Organizational PR pros are on a short leash -- confined to e-mail “conversations” with reporters that are supervised by legal. So wrote PR pro-turned journalist Wendell Potter, author of "Deadly Spin," a critique of healthcare industry PR.

Potter, who is on a nationwide, barnstorming tour for his book, has some key statistics in it: the big five insurers (Wellpoint, United Healthcare, Aetna, Cigna, Humana) had $12.2B in profits in 2009, up 56% from 2008. Family plan prices have risen 97% from 2000-2008 or 4.6X as fast as general inflation.

“PR specialists” outnumber “reporter/correspondents” by nearly five-to-one, according to 2008 U.S. Bureau of Labor statistics quoted by Potter: 240,610 to 50,690.

PR has no elected or working PR pro to answer Potter, who will put a further dent in PR’s image. Anyone who doubts there are abuses in PR, as listed in detail by Potter, need only glance at the PR Society where uncommunicative elected officers and highly paid staffers are holed up presiding over blatant anti-democratic, anti-press and anti-information policies and practices.

PRSA claims it has a “Business Case for PR” but doesn’t supply a spokesperson who will appear in public like Potter is doing. PR’s case is not helped when frequent PRS seminar leader James Lukaszewski goes around saying “Truth is 15% facts and 85% perception.” A current rap on PR (Time mag) is that it practices “misdirection” (takes your eye “off the ball”).

PR has also emerged as the “corporate gestapo,” poised to jump on anyone who dares to speak about the company without permission including not only employees but suppliers. Viacom’s 48-page “gag” booklet was called “corporate terrorism” by the Village Voice.

The tight-as-a-bolt PR Society warned members of its confidential e-mail groups that if they forwarded any posting to someone else or made more than one copy of a posting that they faced prosecution under New York State laws as well as the “intellectual property laws of the United States.”

yann
Yann
In the same vein, a “Media Policy” directive to PRSA members as well as national officers and directors says “all unsolicited telephone, e-mail and postal inquiries” from journalists about the Society can only be handled with the permission of the VP-PR (Arthur Yann) or a PR staffer. Not even the elected chair can give such permission.

Driving “PR” away from engaging personalities and towards numbers are the “measurers” led by Katie Paine of Berlin, N.H., the “Measurement Queen.” Any PR awards entry that cites the value of press clips in terms of ad dollars should be tossed, she said. About 200 leaders of a half dozen PR groups met in Barcelona in June (link, sub req'd) and decided that “outcomes” are what counts—not communication. Working behind the scenes or keeping something secret might be the answer to a client’s problem.

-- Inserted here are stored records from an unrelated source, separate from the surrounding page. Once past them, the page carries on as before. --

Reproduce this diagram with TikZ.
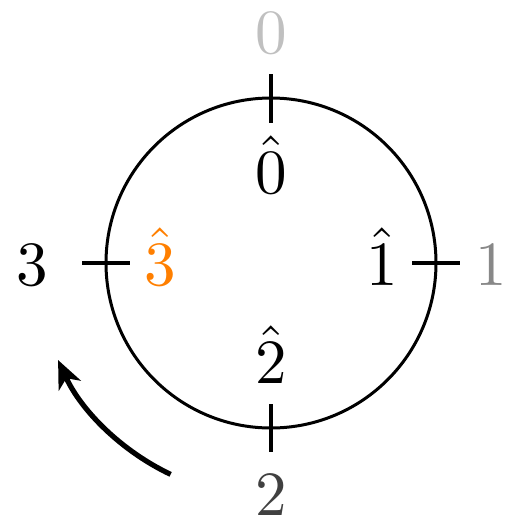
\documentclass[tikz,border=0pt]{standalone}
\usetikzlibrary{arrows.meta}
\definecolor{lgray}{HTML}{C0C0C0}
\definecolor{mgray}{HTML}{888888}
\definecolor{dgray}{HTML}{404040}
\definecolor{orng}{HTML}{FF7F00}
\begin{document}
\begin{tikzpicture}[x=0.5pt,y=-0.5pt,
  lbl/.style={anchor=base,inner sep=0pt,scale=3.15},
  tick/.style={line width=2.3pt}]
\useasboundingbox (0,0) rectangle (507,526);
\coordinate (c) at (271,263);
\draw[line width=1.5pt] (c) circle[radius=82.5pt];
% ticks
\coordinate (t0a) at (271,74); \coordinate (t0b) at (271,123);
\coordinate (t1a) at (412,263); \coordinate (t1b) at (460,263);
\coordinate (t2a) at (271,404); \coordinate (t2b) at (271,452);
\coordinate (t3a) at (82,263); \coordinate (t3b) at (130,263);
\draw[tick] (t0a) -- (t0b);
\draw[tick] (t1a) -- (t1b);
\draw[tick] (t2a) -- (t2b);
\draw[tick] (t3a) -- (t3b);
% outer labels
\node[lbl,text=lgray] (o0) at (271,53) {$0$};
\node[lbl,text=mgray] (o1) at (491,285) {$1$};
\node[lbl,text=dgray] (o2) at (271,515) {$2$};
\node[lbl,text=black] (o3) at (32,285) {$3$};
% inner labels
\node[lbl] (i0) at (271,193) {$\hat{0}$};
\node[lbl] (i1) at (382,285) {$\hat{1}$};
\node[lbl] (i2) at (271,383) {$\hat{2}$};
\node[lbl,text=orng] (i3) at (160,285) {$\hat{3}$};
% rotation arrow
\draw[line width=2.6pt,-{Stealth[length=14pt,width=12pt,inset=4pt]}]
  (c) ++(-115.4:117pt) coordinate (as) arc[start angle=-115.4, end angle=-155.5, radius=117pt] coordinate (ae);
\end{tikzpicture}
\end{document}
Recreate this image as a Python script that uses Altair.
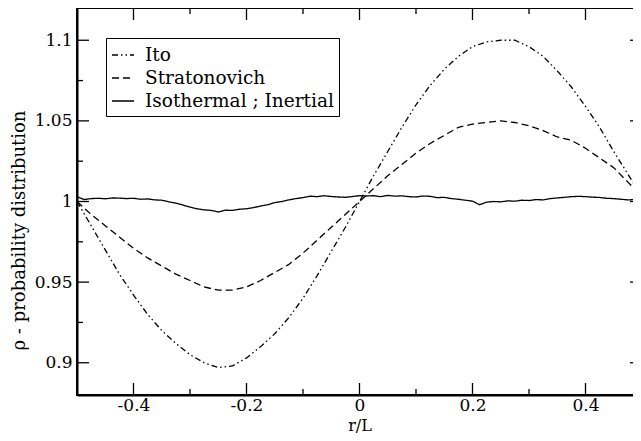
import altair as alt
import numpy as np
import pandas as pd

# ---- data ----
x_coarse = np.round(np.linspace(-0.5, 0.5, 41), 4)
ito = [1.000, 0.985, 0.970, 0.955, 0.942, 0.930, 0.920, 0.912, 0.905, 0.900,
       0.897, 0.898, 0.903, 0.910, 0.918, 0.928, 0.940, 0.954, 0.969, 0.984,
       1.000, 1.016, 1.031, 1.046, 1.060, 1.072, 1.082, 1.090, 1.096, 1.099,
       1.100, 1.100, 1.096, 1.090, 1.081, 1.071, 1.059, 1.046, 1.031, 1.017,
       1.003]
strat = [1.000, 0.992, 0.985, 0.978, 0.971, 0.965, 0.960, 0.955, 0.951, 0.947,
         0.945, 0.945, 0.947, 0.951, 0.956, 0.961, 0.968, 0.976, 0.984, 0.992,
         1.000, 1.008, 1.016, 1.023, 1.030, 1.036, 1.041, 1.046, 1.048, 1.049,
         1.050, 1.049, 1.047, 1.044, 1.040, 1.038, 1.033, 1.027, 1.021, 1.012,
         1.003]
x_fine = np.round(np.linspace(-0.5, 0.5, 81), 5)
iso = [1.0030, 1.0012, 1.0018, 1.0020, 1.0017, 1.0022, 1.0021, 1.0018, 1.0020, 1.0014,
       1.0016, 1.0010, 1.0008, 0.9998, 0.9990, 0.9978, 0.9965, 0.9955, 0.9948, 0.9945,
       0.9935, 0.9946, 0.9945, 0.9952, 0.9955, 0.9962, 0.9972, 0.9980, 0.9993, 1.0000,
       1.0010, 1.0018, 1.0024, 1.0033, 1.0030, 1.0036, 1.0031, 1.0028, 1.0026, 1.0031,
       1.0036, 1.0034, 1.0036, 1.0030, 1.0038, 1.0033, 1.0035, 1.0030, 1.0028, 1.0034,
       1.0032, 1.0024, 1.0026, 1.0018, 1.0014, 1.0008, 1.0002, 0.9980, 0.9996, 1.0000,
       0.9998, 1.0004, 1.0002, 1.0008, 1.0006, 1.0012, 1.0010, 1.0018, 1.0022, 1.0026,
       1.0030, 1.0032, 1.0030, 1.0027, 1.0025, 1.0020, 1.0018, 1.0014, 1.0010, 1.0012,
       1.0020]

series_names = ["Ito", "Stratonovich", "Isothermal ; Inertial"]
x_major = [-0.4, -0.2, 0, 0.2, 0.4]
x_minor = [-0.3, -0.1, 0.1, 0.3]
y_major = [0.9, 0.95, 1.0, 1.05, 1.1]
y_minor = [0.925, 0.975, 1.025, 1.075]

df = pd.concat([
    pd.DataFrame({"r": x_coarse, "rho": ito, "series": series_names[0]}),
    pd.DataFrame({"r": x_coarse, "rho": strat, "series": series_names[1]}),
    pd.DataFrame({"r": x_fine, "rho": iso, "series": series_names[2]}),
], ignore_index=True)

W, H = 565, 387
FONT = "DejaVu Serif"

xscale = alt.Scale(domain=[-0.5, 0.5], nice=False, zero=False)
yscale = alt.Scale(domain=[0.88, 1.12], nice=False, zero=False)

xaxis = alt.Axis(values=x_major, title="r/L", ticks=False, grid=False,
                 labelExpr="toString(datum.value)", labelFont=FONT, labelFontSize=17,
                 labelColor="black", labelPadding=2, titleFont=FONT, titleFontSize=16,
                 titleFontWeight="normal", titleColor="black",
                 titleBaseline="alphabetic", titleY=35,
                 domainColor="black", domainWidth=2)
yaxis = alt.Axis(values=y_major, title="ρ - probability distribution", ticks=False, grid=False,
                 labelExpr="toString(datum.value)", labelFont=FONT, labelFontSize=17,
                 labelColor="black", labelPadding=5, titleFont=FONT, titleFontSize=18,
                 titleFontWeight="normal", titleColor="black", titlePadding=6,
                 titleY=222,
                 domainColor="black", domainWidth=2)

lines = alt.Chart(df).mark_line(color="black", strokeWidth=1.3).encode(
    x=alt.X("r:Q", scale=xscale, axis=xaxis),
    y=alt.Y("rho:Q", scale=yscale, axis=yaxis),
    strokeDash=alt.StrokeDash(
        "series:N",
        scale=alt.Scale(domain=series_names, range=[[6, 3, 1.5, 3, 1.5, 3], [7, 4], [1, 0]]),
        legend=alt.Legend(title=None, orient="none", legendX=29, legendY=30,
                          strokeColor="black", fillColor="white", padding=5,
                          labelFont=FONT, labelFontSize=18.5, labelColor="black",
                          labelOffset=10, symbolType="stroke", symbolStrokeColor="black",
                          symbolStrokeWidth=1.3, symbolSize=484, rowPadding=1,
                          labelLimit=400),
    ),
    detail="series:N",
)

def xticks(vals, y0, y1):
    d = pd.DataFrame({"v": vals})
    return alt.Chart(d).mark_rule(color="black", strokeWidth=1.3).encode(
        x=alt.X("v:Q", scale=xscale), y=alt.value(y0), y2=alt.value(y1))

def yticks(vals, x0, x1):
    d = pd.DataFrame({"v": vals})
    return alt.Chart(d).mark_rule(color="black", strokeWidth=1.3).encode(
        y=alt.Y("v:Q", scale=yscale), x=alt.value(x0), x2=alt.value(x1))

chart = alt.layer(
    lines,
    xticks(x_major, H, H - 12), xticks(x_minor, H, H - 6),
    xticks(x_major, 0, 12), xticks(x_minor, 0, 6),
    yticks(y_major, 0, 12), yticks(y_minor, 0, 6),
    yticks(y_major, W, W - 12), yticks(y_minor, W, W - 6),
).properties(
    width=W, height=H,
    autosize=alt.AutoSizeParams(type="none"),
    padding={"left": 69, "top": 0, "right": -9, "bottom": 38},
    background="white",
).configure_view(stroke="black", strokeWidth=2)

chart.save("out.html", embed_options={"renderer": "svg", "actions": False})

Want to know what is destroying the country? Boards of directors which are hotbeds of bone-crushing, teeth-rattling conformity and timidity. So wrote The New Yorker’s James Surowiecki, who noted that boards of the financial giants were silent as they engaged in reckless
speculation that derailed the country. Worse yet are the non-profit boards.

Stock of Omnicom, which owns many PR firms and ad agencies, is currently trading around $46, still below its high of $53.30 on Dec. 18, 1999. Since 1999, there have been 49 analyst ratings on the stock including 18 “buys” and “strong buys” but only one “sell”—by Deutsche Securities in April, 2009.